> WORK TO DO: Return each line of the data below exactly, omitting any pictures.

········

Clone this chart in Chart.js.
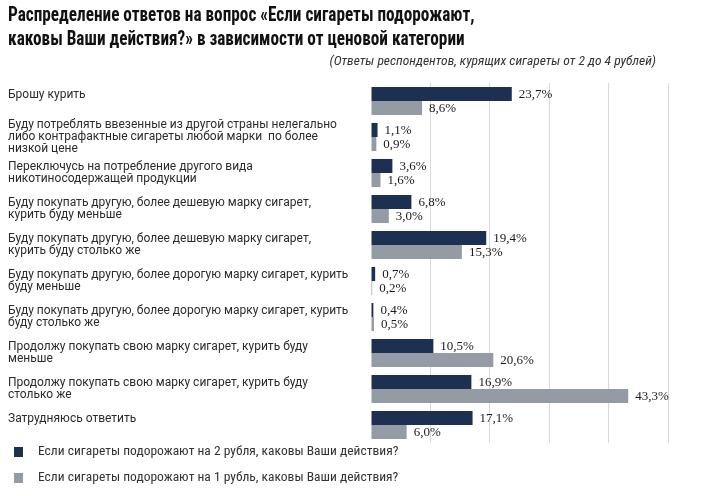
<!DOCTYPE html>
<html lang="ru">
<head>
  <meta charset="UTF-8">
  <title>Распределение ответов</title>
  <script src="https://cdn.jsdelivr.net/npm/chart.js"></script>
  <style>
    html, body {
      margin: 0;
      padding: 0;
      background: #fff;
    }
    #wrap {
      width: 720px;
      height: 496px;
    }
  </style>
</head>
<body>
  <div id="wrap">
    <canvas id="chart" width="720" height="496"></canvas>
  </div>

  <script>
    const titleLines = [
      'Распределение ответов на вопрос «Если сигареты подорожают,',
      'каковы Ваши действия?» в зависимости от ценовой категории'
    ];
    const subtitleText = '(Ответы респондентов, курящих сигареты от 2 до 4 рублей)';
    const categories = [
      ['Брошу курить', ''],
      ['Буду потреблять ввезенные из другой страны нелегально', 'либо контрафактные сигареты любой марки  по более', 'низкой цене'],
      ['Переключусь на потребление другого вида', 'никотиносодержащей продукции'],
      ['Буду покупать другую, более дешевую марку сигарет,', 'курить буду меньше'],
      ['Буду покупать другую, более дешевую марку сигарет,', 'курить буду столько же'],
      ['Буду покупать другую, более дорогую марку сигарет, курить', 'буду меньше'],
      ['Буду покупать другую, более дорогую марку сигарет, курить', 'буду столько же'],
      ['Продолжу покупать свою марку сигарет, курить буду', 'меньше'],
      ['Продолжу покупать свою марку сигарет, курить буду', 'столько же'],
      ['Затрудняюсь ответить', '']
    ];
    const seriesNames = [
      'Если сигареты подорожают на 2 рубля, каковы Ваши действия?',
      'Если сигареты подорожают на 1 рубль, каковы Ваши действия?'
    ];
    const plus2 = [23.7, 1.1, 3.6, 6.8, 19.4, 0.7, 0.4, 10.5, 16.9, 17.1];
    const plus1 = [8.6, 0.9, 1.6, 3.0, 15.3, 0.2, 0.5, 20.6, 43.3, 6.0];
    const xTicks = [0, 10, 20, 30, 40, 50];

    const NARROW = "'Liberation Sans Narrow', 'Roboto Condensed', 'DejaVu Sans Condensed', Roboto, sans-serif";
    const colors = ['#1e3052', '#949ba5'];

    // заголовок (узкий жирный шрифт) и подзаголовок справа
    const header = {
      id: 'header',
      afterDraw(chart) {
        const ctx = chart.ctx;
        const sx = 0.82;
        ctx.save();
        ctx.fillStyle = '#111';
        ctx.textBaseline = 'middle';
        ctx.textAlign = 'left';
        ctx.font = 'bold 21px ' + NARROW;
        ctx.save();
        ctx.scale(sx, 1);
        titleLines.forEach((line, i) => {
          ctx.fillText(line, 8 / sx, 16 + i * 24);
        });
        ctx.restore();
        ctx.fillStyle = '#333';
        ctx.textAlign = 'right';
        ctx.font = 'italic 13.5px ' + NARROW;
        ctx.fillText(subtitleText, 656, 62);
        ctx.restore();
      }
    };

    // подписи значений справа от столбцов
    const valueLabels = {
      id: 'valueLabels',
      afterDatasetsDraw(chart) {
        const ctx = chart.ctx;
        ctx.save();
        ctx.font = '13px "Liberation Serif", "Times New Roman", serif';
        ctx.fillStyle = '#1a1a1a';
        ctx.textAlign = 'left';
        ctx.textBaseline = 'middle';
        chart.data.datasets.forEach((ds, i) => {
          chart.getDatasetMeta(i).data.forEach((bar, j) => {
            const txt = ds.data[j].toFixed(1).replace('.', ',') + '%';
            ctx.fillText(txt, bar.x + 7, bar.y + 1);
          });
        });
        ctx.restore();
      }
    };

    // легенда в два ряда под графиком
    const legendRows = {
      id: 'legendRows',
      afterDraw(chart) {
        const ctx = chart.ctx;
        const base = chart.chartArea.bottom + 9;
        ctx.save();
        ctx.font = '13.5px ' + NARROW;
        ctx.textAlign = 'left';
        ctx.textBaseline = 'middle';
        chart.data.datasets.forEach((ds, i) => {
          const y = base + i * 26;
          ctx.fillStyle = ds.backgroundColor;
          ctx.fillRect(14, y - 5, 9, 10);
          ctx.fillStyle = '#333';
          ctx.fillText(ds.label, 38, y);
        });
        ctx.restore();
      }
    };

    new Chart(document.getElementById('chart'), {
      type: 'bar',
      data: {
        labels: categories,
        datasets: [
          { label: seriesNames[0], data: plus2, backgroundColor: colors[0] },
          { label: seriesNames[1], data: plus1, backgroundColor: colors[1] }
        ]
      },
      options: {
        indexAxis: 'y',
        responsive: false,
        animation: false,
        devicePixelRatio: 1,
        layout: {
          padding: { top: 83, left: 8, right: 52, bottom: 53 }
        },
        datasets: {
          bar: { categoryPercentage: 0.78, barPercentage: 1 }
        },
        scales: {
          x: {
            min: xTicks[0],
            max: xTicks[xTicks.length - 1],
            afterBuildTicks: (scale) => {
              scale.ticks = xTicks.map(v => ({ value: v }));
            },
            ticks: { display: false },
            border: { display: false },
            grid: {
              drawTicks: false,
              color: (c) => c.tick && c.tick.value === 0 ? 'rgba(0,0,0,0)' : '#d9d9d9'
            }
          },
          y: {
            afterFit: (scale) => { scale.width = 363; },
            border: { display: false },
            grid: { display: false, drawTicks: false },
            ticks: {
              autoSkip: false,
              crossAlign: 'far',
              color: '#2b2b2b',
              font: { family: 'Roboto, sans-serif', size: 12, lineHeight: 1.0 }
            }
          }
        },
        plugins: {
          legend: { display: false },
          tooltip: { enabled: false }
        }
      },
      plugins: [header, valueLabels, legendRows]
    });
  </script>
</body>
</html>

········

> SOLUTION TO THIS EXERCISE:
Clone this chart in Chart.js.
<!DOCTYPE html>
<html lang="ru">
<head>
  <meta charset="UTF-8">
  <title>Распределение ответов</title>
  <script src="https://cdn.jsdelivr.net/npm/chart.js"></script>
  <style>
    html, body {
      margin: 0;
      padding: 0;
      background: #fff;
    }
    #wrap {
      width: 720px;
      height: 496px;
    }
  </style>
</head>
<body>
  <div id="wrap">
    <canvas id="chart" width="720" height="496"></canvas>
  </div>

  <script>
    const titleLines = [
      'Распределение ответов на вопрос «Если сигареты подорожают,',
      'каковы Ваши действия?» в зависимости от ценовой категории'
    ];
    const subtitleText = '(Ответы респондентов, курящих сигареты от 2 до 4 рублей)';
    const categories = [
      ['Брошу курить', ''],
      ['Буду потреблять ввезенные из другой страны нелегально', 'либо контрафактные сигареты любой марки  по более', 'низкой цене'],
      ['Переключусь на потребление другого вида', 'никотиносодержащей продукции'],
      ['Буду покупать другую, более дешевую марку сигарет,', 'курить буду меньше'],
      ['Буду покупать другую, более дешевую марку сигарет,', 'курить буду столько же'],
      ['Буду покупать другую, более дорогую марку сигарет, курить', 'буду меньше'],
      ['Буду покупать другую, более дорогую марку сигарет, курить', 'буду столько же'],
      ['Продолжу покупать свою марку сигарет, курить буду', 'меньше'],
      ['Продолжу покупать свою марку сигарет, курить буду', 'столько же'],
      ['Затрудняюсь ответить', '']
    ];
    const seriesNames = [
      'Если сигареты подорожают на 2 рубля, каковы Ваши действия?',
      'Если сигареты подорожают на 1 рубль, каковы Ваши действия?'
    ];
    const plus2 = [23.7, 1.1, 3.6, 6.8, 19.4, 0.7, 0.4, 10.5, 16.9, 17.1];
    const plus1 = [8.6, 0.9, 1.6, 3.0, 15.3, 0.2, 0.5, 20.6, 43.3, 6.0];
    const xTicks = [0, 10, 20, 30, 40, 50];

    const NARROW = "'Liberation Sans Narrow', 'Roboto Condensed', 'DejaVu Sans Condensed', Roboto, sans-serif";
    const colors = ['#1e3052', '#949ba5'];

    // заголовок (узкий жирный шрифт) и подзаголовок справа
    const header = {
      id: 'header',
      afterDraw(chart) {
        const ctx = chart.ctx;
        const sx = 0.82;
        ctx.save();
        ctx.fillStyle = '#111';
        ctx.textBaseline = 'middle';
        ctx.textAlign = 'left';
        ctx.font = 'bold 21px ' + NARROW;
        ctx.save();
        ctx.scale(sx, 1);
        titleLines.forEach((line, i) => {
          ctx.fillText(line, 8 / sx, 16 + i * 24);
        });
        ctx.restore();
        ctx.fillStyle = '#333';
        ctx.textAlign = 'right';
        ctx.font = 'italic 13.5px ' + NARROW;
        ctx.fillText(subtitleText, 656, 62);
        ctx.restore();
      }
    };

    // подписи значений справа от столбцов
    const valueLabels = {
      id: 'valueLabels',
      afterDatasetsDraw(chart) {
        const ctx = chart.ctx;
        ctx.save();
        ctx.font = '13px "Liberation Serif", "Times New Roman", serif';
        ctx.fillStyle = '#1a1a1a';
        ctx.textAlign = 'left';
        ctx.textBaseline = 'middle';
        chart.data.datasets.forEach((ds, i) => {
          chart.getDatasetMeta(i).data.forEach((bar, j) => {
            const txt = ds.data[j].toFixed(1).replace('.', ',') + '%';
            ctx.fillText(txt, bar.x + 7, bar.y + 1);
          });
        });
        ctx.restore();
      }
    };

    // легенда в два ряда под графиком
    const legendRows = {
      id: 'legendRows',
      afterDraw(chart) {
        const ctx = chart.ctx;
        const base = chart.chartArea.bottom + 9;
        ctx.save();
        ctx.font = '13.5px ' + NARROW;
        ctx.textAlign = 'left';
        ctx.textBaseline = 'middle';
        chart.data.datasets.forEach((ds, i) => {
          const y = base + i * 26;
          ctx.fillStyle = ds.backgroundColor;
          ctx.fillRect(14, y - 5, 9, 10);
          ctx.fillStyle = '#333';
          ctx.fillText(ds.label, 38, y);
        });
        ctx.restore();
      }
    };

    new Chart(document.getElementById('chart'), {
      type: 'bar',
      data: {
        labels: categories,
        datasets: [
          { label: seriesNames[0], data: plus2, backgroundColor: colors[0] },
          { label: seriesNames[1], data: plus1, backgroundColor: colors[1] }
        ]
      },
      options: {
        indexAxis: 'y',
        responsive: false,
        animation: false,
        devicePixelRatio: 1,
        layout: {
          padding: { top: 83, left: 8, right: 52, bottom: 53 }
        },
        datasets: {
          bar: { categoryPercentage: 0.78, barPercentage: 1 }
        },
        scales: {
          x: {
            min: xTicks[0],
            max: xTicks[xTicks.length - 1],
            afterBuildTicks: (scale) => {
              scale.ticks = xTicks.map(v => ({ value: v }));
            },
            ticks: { display: false },
            border: { display: false },
            grid: {
              drawTicks: false,
              color: (c) => c.tick && c.tick.value === 0 ? 'rgba(0,0,0,0)' : '#d9d9d9'
            }
          },
          y: {
            afterFit: (scale) => { scale.width = 363; },
            border: { display: false },
            grid: { display: false, drawTicks: false },
            ticks: {
              autoSkip: false,
              crossAlign: 'far',
              color: '#2b2b2b',
              font: { family: 'Roboto, sans-serif', size: 12, lineHeight: 1.0 }
            }
          }
        },
        plugins: {
          legend: { display: false },
          tooltip: { enabled: false }
        }
      },
      plugins: [header, valueLabels, legendRows]
    });
  </script>
</body>
</html>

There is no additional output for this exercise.